There is no excuse for any continuation of this current relationship as it stands. Any denial of this fact is rooted in absurdity at the behest of power and oppression, which remain the abusive status quo. If the wealthiest nation in the world cannot meet the basic standards of a supposedly developed nation, it has to be left.

This leaving isn’t necessarily a physical trip, but rather it’s leaving the idea that this nation is functioning correctly under these circumstances. This nation that tells us we want to be victims if we complain, or that it doesn’t have enough money, or that it’s the best already, should be held accountable. Of course, there are those who are willing to tolerate all of this because the primary and most affected victims are people they hold bigoted views against. They are more than welcome to continue their abusive setup, but it should not be continued at the expense of anyone who demands better.

Healthy relationships work to the benefit of all the involved parties.

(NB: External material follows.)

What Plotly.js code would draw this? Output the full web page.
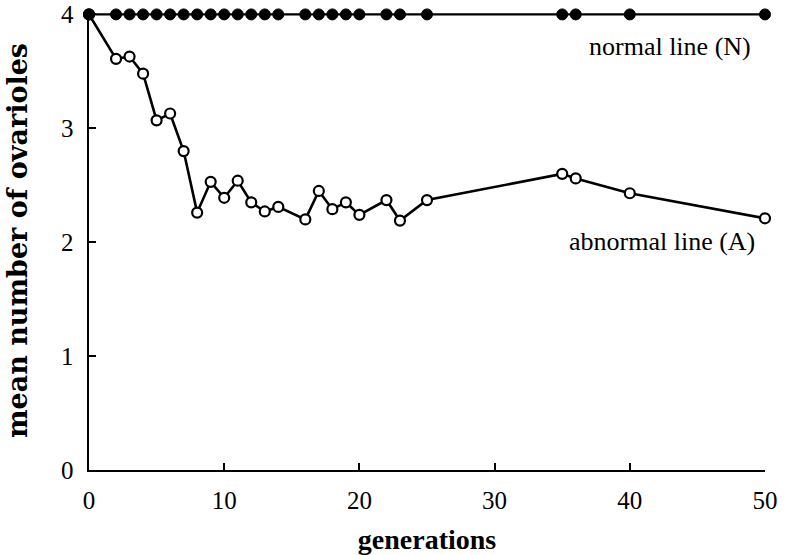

If the relationship is to your detriment, you should no longer participate. The unrequited love that is nationalism and patriotic fervor will not save us from destruction. These delusions mark many citizen’s hearts, tricking people who have less than so many others into believing they have more than everyone else in the world. This is how a country without universal health care, with higher maternal mortality rates, and with regular school shootings becomes “the greatest,” despite being very bad in many ways.

After all, real love is honest, and if we’re being truthful, the United States cannot go on any longer the way it has for centuries. The end of our empty, broken relationship with the United States can initiate new beginnings in which oppression is not normal. It’s the realization of stability and peace we need to achieve the freedom many of us have never actually known. There’s nothing to wait for.